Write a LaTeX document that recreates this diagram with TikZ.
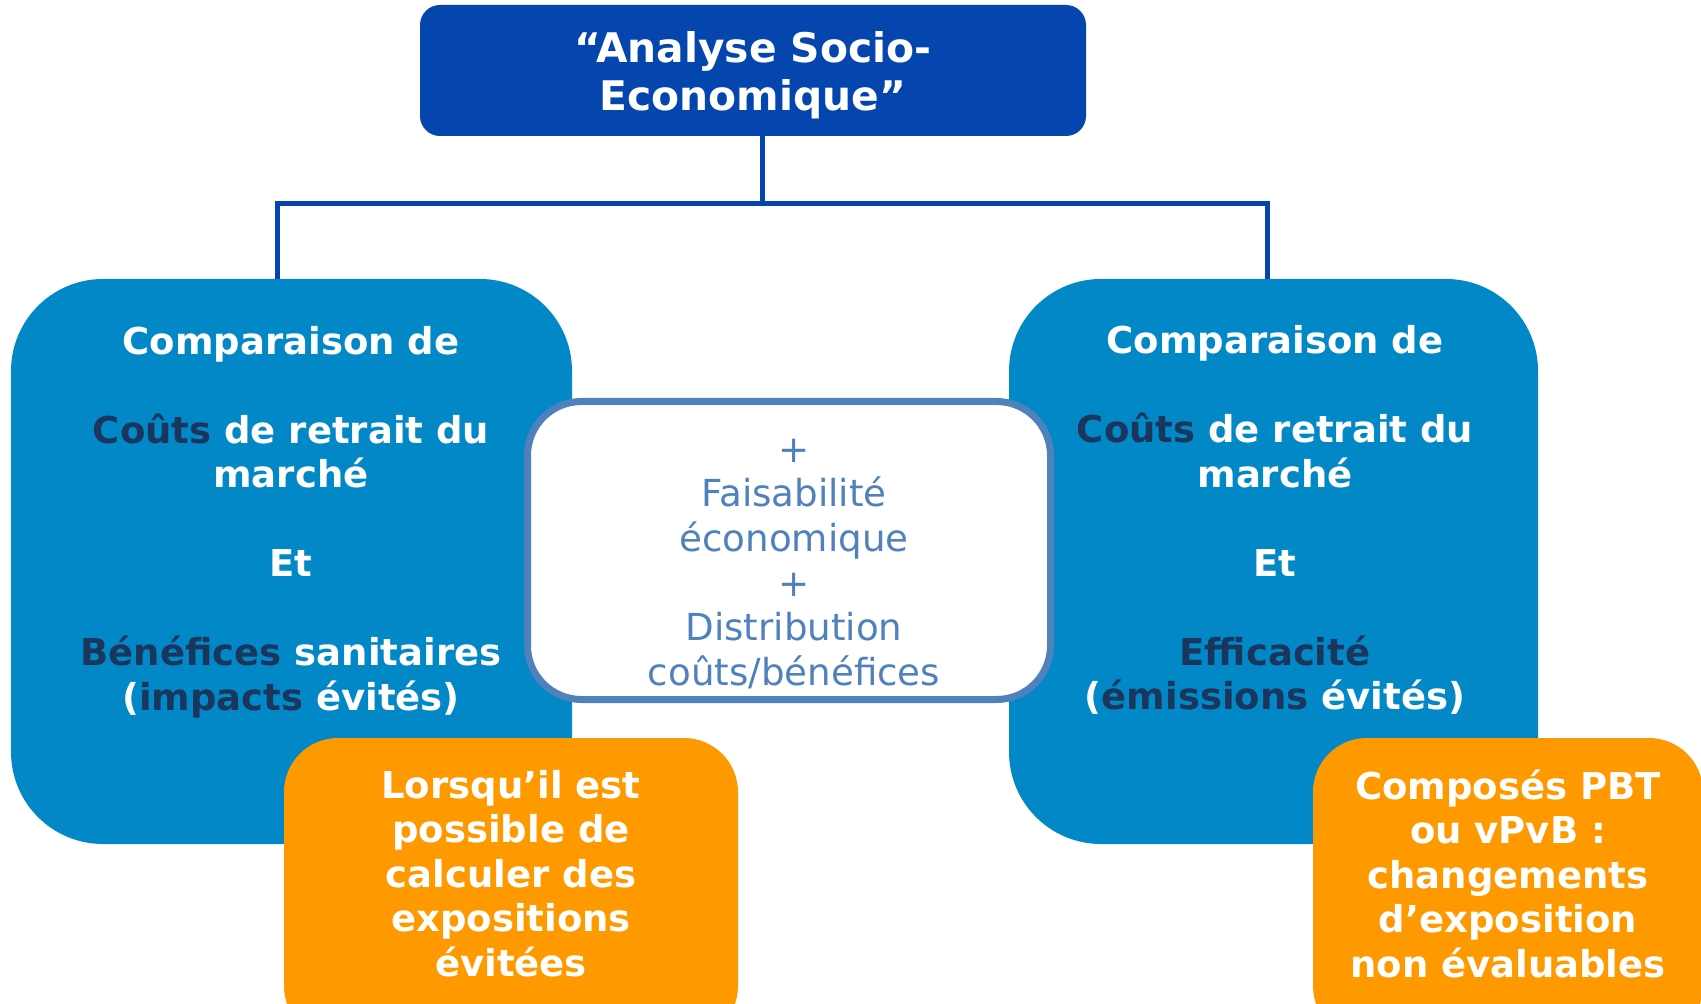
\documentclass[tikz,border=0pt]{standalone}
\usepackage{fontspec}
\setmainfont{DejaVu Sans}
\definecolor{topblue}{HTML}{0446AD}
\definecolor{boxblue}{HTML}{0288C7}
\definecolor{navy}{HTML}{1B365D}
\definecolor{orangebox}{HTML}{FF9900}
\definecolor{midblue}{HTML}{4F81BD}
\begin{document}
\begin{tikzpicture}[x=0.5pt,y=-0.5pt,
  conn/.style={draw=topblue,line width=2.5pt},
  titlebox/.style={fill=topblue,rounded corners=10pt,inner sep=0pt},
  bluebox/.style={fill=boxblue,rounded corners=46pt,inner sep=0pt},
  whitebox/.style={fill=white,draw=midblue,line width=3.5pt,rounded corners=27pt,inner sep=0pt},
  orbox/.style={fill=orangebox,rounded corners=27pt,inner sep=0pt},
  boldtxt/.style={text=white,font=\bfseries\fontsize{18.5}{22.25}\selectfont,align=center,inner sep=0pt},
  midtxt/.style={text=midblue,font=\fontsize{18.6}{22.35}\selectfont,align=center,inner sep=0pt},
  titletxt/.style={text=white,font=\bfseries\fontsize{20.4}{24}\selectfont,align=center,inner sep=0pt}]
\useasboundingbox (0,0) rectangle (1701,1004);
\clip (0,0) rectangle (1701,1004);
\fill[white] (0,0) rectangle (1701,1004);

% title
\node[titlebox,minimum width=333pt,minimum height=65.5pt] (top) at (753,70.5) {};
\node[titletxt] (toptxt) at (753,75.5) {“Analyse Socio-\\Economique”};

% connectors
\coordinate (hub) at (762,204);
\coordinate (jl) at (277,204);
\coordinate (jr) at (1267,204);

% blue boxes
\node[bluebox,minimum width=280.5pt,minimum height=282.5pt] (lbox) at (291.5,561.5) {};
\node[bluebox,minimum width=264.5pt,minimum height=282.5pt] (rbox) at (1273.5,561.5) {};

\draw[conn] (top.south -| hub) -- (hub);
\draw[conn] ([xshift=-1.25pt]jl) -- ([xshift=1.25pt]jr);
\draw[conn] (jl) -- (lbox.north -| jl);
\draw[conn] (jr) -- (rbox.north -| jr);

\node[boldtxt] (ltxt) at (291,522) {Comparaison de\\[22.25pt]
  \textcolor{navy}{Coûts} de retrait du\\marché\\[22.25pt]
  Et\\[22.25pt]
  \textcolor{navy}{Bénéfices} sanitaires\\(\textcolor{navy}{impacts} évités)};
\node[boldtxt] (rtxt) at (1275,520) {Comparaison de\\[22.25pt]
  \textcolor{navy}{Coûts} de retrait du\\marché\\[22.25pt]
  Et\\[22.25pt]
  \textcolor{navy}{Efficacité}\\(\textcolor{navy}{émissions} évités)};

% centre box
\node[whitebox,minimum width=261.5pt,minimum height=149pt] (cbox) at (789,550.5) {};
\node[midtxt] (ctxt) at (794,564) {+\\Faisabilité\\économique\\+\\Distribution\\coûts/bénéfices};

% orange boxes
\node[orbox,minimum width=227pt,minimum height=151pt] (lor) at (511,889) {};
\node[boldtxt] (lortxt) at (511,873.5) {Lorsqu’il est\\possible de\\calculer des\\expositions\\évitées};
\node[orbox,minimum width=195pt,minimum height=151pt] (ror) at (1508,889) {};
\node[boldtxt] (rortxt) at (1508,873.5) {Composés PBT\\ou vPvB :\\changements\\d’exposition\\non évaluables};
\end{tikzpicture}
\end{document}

**********

**Exercise aim**
Give back the whole listing as it stands, minus its pictures.

**Solution to this exercise**
Write a LaTeX document that recreates this diagram with TikZ.
\documentclass[tikz,border=0pt]{standalone}
\usepackage{fontspec}
\setmainfont{DejaVu Sans}
\definecolor{topblue}{HTML}{0446AD}
\definecolor{boxblue}{HTML}{0288C7}
\definecolor{navy}{HTML}{1B365D}
\definecolor{orangebox}{HTML}{FF9900}
\definecolor{midblue}{HTML}{4F81BD}
\begin{document}
\begin{tikzpicture}[x=0.5pt,y=-0.5pt,
  conn/.style={draw=topblue,line width=2.5pt},
  titlebox/.style={fill=topblue,rounded corners=10pt,inner sep=0pt},
  bluebox/.style={fill=boxblue,rounded corners=46pt,inner sep=0pt},
  whitebox/.style={fill=white,draw=midblue,line width=3.5pt,rounded corners=27pt,inner sep=0pt},
  orbox/.style={fill=orangebox,rounded corners=27pt,inner sep=0pt},
  boldtxt/.style={text=white,font=\bfseries\fontsize{18.5}{22.25}\selectfont,align=center,inner sep=0pt},
  midtxt/.style={text=midblue,font=\fontsize{18.6}{22.35}\selectfont,align=center,inner sep=0pt},
  titletxt/.style={text=white,font=\bfseries\fontsize{20.4}{24}\selectfont,align=center,inner sep=0pt}]
\useasboundingbox (0,0) rectangle (1701,1004);
\clip (0,0) rectangle (1701,1004);
\fill[white] (0,0) rectangle (1701,1004);

% title
\node[titlebox,minimum width=333pt,minimum height=65.5pt] (top) at (753,70.5) {};
\node[titletxt] (toptxt) at (753,75.5) {“Analyse Socio-\\Economique”};

% connectors
\coordinate (hub) at (762,204);
\coordinate (jl) at (277,204);
\coordinate (jr) at (1267,204);

% blue boxes
\node[bluebox,minimum width=280.5pt,minimum height=282.5pt] (lbox) at (291.5,561.5) {};
\node[bluebox,minimum width=264.5pt,minimum height=282.5pt] (rbox) at (1273.5,561.5) {};

\draw[conn] (top.south -| hub) -- (hub);
\draw[conn] ([xshift=-1.25pt]jl) -- ([xshift=1.25pt]jr);
\draw[conn] (jl) -- (lbox.north -| jl);
\draw[conn] (jr) -- (rbox.north -| jr);

\node[boldtxt] (ltxt) at (291,522) {Comparaison de\\[22.25pt]
  \textcolor{navy}{Coûts} de retrait du\\marché\\[22.25pt]
  Et\\[22.25pt]
  \textcolor{navy}{Bénéfices} sanitaires\\(\textcolor{navy}{impacts} évités)};
\node[boldtxt] (rtxt) at (1275,520) {Comparaison de\\[22.25pt]
  \textcolor{navy}{Coûts} de retrait du\\marché\\[22.25pt]
  Et\\[22.25pt]
  \textcolor{navy}{Efficacité}\\(\textcolor{navy}{émissions} évités)};

% centre box
\node[whitebox,minimum width=261.5pt,minimum height=149pt] (cbox) at (789,550.5) {};
\node[midtxt] (ctxt) at (794,564) {+\\Faisabilité\\économique\\+\\Distribution\\coûts/bénéfices};

% orange boxes
\node[orbox,minimum width=227pt,minimum height=151pt] (lor) at (511,889) {};
\node[boldtxt] (lortxt) at (511,873.5) {Lorsqu’il est\\possible de\\calculer des\\expositions\\évitées};
\node[orbox,minimum width=195pt,minimum height=151pt] (ror) at (1508,889) {};
\node[boldtxt] (rortxt) at (1508,873.5) {Composés PBT\\ou vPvB :\\changements\\d’exposition\\non évaluables};
\end{tikzpicture}
\end{document}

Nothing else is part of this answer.